INFORMATION SHOWN:
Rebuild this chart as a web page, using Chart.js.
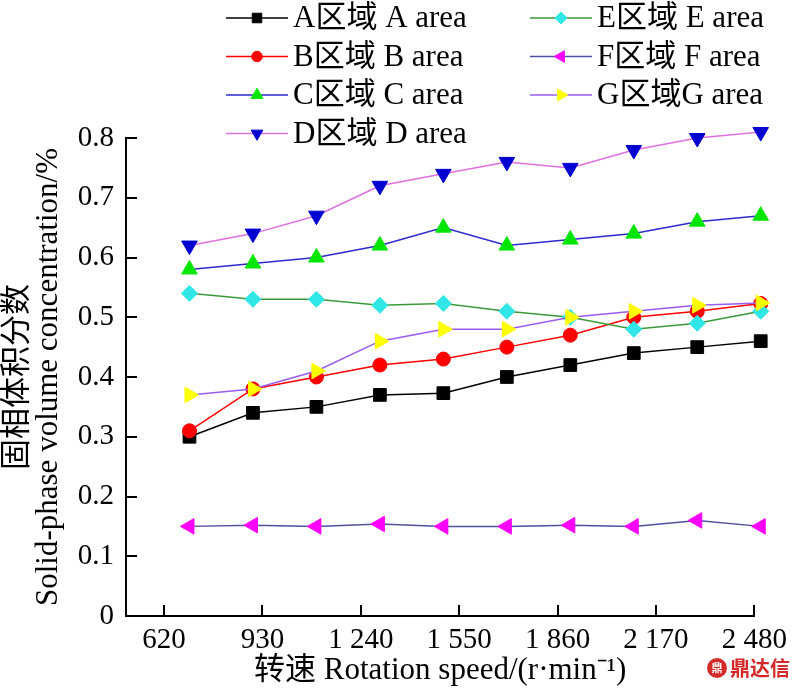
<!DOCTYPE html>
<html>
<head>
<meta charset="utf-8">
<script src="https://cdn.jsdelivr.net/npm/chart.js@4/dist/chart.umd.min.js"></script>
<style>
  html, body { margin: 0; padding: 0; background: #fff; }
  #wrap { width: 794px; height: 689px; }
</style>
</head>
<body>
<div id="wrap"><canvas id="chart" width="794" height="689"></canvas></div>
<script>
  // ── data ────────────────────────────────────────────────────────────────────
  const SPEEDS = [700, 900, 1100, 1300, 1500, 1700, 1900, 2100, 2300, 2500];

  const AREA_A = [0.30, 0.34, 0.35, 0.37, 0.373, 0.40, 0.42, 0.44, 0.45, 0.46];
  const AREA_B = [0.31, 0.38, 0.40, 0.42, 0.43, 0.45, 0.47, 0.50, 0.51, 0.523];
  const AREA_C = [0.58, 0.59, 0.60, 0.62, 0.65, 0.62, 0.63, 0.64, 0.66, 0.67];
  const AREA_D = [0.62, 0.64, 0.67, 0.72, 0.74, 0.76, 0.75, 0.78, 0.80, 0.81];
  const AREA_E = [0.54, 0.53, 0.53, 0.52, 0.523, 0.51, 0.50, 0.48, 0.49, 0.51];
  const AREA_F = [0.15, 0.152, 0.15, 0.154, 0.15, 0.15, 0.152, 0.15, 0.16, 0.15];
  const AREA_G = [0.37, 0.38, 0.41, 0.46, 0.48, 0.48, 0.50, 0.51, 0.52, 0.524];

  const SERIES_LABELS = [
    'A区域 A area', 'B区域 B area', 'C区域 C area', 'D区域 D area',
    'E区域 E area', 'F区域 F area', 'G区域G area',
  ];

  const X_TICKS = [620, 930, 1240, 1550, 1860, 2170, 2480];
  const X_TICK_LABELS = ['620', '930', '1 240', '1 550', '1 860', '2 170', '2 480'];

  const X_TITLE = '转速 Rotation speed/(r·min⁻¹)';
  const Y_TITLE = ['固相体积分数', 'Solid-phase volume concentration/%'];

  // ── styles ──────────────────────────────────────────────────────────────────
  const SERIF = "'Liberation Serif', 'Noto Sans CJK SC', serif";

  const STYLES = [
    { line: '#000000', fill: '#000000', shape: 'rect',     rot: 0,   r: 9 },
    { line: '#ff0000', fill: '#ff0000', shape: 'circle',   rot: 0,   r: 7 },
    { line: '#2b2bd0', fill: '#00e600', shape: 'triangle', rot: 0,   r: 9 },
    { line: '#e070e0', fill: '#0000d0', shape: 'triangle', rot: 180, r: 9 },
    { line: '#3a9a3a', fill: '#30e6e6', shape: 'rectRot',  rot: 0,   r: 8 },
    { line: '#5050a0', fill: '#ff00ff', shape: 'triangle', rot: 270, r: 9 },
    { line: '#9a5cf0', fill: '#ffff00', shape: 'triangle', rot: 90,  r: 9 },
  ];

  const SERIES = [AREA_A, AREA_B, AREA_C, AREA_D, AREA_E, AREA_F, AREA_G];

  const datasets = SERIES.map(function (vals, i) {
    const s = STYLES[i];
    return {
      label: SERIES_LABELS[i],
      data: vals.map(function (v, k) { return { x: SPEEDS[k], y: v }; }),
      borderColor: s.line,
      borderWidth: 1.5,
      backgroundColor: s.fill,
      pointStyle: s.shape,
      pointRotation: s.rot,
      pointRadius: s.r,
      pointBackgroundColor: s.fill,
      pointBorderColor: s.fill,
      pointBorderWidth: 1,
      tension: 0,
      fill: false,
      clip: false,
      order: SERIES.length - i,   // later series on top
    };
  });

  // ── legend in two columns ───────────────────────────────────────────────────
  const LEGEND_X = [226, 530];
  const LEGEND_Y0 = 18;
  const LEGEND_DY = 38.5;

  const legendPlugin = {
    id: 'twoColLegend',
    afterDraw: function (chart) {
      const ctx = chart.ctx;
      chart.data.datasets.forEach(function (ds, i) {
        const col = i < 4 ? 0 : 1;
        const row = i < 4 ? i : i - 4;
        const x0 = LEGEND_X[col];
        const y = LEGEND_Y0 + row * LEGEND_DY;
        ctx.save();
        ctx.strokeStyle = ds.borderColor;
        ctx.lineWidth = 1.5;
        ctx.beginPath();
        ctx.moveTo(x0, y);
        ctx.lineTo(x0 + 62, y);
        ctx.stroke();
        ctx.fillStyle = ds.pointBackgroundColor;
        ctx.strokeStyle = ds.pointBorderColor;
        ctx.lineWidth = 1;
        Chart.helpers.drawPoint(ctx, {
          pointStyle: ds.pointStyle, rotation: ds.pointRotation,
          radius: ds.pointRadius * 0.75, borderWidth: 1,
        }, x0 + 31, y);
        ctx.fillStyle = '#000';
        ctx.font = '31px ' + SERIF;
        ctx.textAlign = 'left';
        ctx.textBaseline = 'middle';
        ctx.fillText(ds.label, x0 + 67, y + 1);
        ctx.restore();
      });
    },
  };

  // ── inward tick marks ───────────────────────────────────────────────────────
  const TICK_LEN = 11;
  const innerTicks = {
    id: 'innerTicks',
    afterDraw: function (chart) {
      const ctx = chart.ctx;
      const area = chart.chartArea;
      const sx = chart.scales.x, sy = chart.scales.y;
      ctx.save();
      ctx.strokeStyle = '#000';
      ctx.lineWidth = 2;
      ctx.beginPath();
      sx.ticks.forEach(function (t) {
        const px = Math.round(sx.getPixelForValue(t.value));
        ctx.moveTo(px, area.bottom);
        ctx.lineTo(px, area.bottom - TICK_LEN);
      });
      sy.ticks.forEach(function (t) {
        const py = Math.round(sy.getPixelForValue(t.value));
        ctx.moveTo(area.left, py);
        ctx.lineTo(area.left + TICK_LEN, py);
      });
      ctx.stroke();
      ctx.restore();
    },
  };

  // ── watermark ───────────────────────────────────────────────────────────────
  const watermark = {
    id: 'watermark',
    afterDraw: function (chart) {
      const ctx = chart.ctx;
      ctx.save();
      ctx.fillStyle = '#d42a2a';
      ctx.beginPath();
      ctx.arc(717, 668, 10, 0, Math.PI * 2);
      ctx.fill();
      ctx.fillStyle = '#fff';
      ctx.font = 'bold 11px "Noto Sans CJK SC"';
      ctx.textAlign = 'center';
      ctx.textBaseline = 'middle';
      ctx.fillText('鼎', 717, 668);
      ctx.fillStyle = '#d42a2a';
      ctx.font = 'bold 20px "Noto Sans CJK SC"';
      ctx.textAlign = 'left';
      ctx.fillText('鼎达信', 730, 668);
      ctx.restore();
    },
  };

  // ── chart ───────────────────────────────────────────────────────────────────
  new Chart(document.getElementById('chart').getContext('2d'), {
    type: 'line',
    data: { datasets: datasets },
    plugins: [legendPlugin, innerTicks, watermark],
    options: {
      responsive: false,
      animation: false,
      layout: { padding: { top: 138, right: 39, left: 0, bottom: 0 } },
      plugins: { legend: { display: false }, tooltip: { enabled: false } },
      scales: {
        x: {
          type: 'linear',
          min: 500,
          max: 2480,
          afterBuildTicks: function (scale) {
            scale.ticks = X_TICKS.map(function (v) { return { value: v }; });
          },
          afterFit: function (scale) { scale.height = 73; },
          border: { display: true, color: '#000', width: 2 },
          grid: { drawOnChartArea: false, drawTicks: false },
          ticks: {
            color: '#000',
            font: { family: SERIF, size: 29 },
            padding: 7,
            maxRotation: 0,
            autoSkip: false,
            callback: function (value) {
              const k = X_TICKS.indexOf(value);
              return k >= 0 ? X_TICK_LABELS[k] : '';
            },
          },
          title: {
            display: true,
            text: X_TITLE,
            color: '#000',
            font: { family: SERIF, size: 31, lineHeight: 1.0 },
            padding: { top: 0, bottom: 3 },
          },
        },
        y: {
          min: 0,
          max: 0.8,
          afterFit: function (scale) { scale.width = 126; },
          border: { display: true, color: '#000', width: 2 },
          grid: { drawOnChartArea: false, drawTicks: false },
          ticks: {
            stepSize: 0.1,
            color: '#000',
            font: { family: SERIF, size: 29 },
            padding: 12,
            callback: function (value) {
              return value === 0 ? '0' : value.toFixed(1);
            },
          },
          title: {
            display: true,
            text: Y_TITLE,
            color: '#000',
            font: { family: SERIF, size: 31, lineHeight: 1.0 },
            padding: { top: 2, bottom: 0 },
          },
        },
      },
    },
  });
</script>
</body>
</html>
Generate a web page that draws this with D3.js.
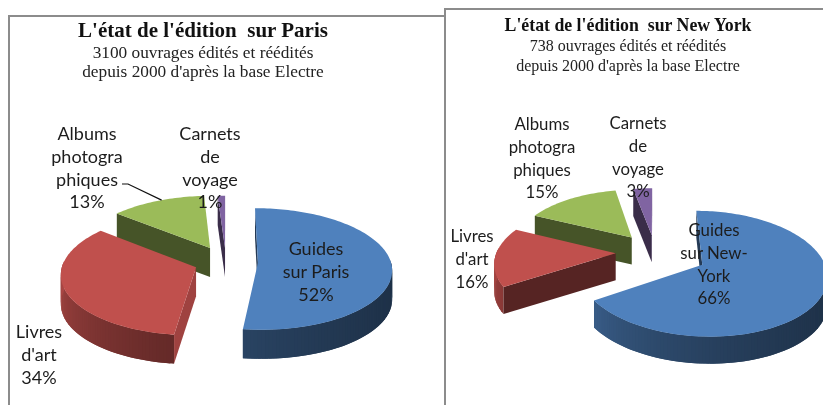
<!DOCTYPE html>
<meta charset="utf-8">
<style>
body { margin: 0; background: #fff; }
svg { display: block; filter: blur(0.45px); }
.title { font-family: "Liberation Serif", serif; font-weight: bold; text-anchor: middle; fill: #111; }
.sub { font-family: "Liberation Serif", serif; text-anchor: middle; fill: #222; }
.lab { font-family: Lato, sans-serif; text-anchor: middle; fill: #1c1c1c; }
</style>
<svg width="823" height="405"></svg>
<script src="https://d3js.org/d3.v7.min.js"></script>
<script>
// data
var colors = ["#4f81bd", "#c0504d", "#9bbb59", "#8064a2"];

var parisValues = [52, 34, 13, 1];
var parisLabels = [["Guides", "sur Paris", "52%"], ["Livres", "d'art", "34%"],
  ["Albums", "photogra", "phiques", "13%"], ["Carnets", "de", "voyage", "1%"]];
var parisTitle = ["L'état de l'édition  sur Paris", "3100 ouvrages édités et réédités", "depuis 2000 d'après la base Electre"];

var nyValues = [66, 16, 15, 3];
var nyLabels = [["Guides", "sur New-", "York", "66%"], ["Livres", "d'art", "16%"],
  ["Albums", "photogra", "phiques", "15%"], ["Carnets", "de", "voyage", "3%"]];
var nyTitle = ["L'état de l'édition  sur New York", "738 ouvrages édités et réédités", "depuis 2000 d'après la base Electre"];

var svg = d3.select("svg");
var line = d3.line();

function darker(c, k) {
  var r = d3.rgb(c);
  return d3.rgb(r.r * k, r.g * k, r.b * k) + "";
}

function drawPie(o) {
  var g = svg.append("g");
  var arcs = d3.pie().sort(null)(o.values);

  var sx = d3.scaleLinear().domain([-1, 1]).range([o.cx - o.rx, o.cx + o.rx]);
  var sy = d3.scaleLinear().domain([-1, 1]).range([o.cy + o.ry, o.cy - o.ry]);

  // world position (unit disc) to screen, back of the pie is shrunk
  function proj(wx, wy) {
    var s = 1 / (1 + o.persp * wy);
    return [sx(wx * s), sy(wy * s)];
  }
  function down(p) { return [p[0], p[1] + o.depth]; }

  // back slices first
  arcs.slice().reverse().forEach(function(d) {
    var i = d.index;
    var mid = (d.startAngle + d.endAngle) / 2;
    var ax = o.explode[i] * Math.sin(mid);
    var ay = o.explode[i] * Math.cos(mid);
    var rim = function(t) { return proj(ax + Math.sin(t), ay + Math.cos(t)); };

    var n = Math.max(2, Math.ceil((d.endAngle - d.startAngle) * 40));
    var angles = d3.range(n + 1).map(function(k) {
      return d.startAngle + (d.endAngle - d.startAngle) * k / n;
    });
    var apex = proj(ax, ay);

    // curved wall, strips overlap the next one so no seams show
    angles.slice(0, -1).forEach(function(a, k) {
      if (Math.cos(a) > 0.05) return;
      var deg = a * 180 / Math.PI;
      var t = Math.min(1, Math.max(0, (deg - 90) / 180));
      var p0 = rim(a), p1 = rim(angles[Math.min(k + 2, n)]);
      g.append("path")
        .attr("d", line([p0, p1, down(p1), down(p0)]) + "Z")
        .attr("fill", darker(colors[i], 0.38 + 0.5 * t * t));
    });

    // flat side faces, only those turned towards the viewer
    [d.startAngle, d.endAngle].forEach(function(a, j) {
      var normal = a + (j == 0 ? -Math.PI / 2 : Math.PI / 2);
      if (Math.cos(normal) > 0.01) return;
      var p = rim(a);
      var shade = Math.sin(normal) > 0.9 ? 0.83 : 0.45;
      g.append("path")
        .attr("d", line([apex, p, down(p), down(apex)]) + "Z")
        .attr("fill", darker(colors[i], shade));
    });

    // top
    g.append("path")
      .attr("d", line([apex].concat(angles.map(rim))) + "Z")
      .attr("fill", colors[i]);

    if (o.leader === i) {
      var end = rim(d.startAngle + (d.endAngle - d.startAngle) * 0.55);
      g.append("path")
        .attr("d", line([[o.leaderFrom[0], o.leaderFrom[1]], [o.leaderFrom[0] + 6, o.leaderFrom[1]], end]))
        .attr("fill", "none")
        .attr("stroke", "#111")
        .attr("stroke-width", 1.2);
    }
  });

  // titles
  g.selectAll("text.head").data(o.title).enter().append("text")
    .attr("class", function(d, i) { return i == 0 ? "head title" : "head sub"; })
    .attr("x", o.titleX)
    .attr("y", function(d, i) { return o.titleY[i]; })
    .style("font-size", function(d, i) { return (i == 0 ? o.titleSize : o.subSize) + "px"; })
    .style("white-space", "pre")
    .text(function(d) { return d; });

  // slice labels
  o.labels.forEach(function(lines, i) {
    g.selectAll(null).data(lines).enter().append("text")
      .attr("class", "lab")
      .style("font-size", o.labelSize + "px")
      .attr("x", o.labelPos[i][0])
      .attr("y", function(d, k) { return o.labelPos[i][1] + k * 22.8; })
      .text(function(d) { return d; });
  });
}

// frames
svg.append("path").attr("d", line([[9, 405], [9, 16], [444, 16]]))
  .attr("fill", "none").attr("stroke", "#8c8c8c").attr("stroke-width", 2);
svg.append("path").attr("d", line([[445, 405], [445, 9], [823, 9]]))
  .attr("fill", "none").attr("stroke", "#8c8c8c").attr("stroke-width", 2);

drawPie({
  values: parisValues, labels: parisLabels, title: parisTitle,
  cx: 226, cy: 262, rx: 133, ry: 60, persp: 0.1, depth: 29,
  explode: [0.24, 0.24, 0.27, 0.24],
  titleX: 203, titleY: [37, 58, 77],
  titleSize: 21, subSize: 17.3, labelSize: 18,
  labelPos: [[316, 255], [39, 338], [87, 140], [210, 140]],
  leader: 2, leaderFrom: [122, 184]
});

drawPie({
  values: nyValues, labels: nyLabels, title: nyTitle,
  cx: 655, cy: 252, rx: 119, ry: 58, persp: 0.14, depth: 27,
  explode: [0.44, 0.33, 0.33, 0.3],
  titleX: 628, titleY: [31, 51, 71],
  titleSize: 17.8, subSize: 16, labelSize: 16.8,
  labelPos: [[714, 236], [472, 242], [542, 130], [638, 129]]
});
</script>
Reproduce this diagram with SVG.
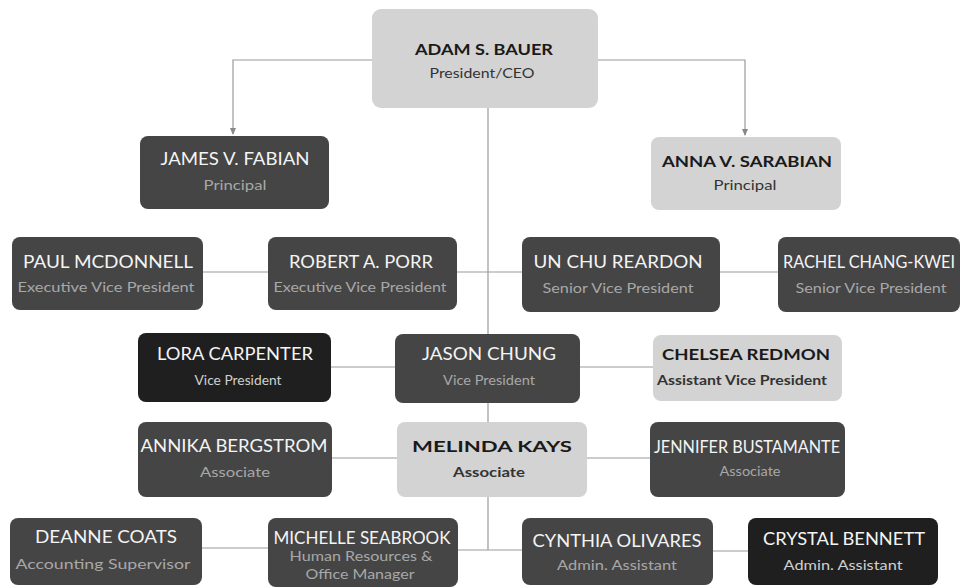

INSTRUCTIONS TO FOLLOW:
Leave out the pictures, then repeat the listing above exactly from its first line to the line with "2100, 2300, 2500];", inclusive.

RESPONSE BELOW:
Rebuild this chart as a web page, using Chart.js.
<!DOCTYPE html>
<html>
<head>
<meta charset="utf-8">
<script src="https://cdn.jsdelivr.net/npm/chart.js@4/dist/chart.umd.min.js"></script>
<style>
  html, body { margin: 0; padding: 0; background: #fff; }
  #wrap { width: 794px; height: 689px; }
</style>
</head>
<body>
<div id="wrap"><canvas id="chart" width="794" height="689"></canvas></div>
<script>
  // ── data ────────────────────────────────────────────────────────────────────
  const SPEEDS = [700, 900, 1100, 1300, 1500, 1700, 1900, 2100, 2300, 2500];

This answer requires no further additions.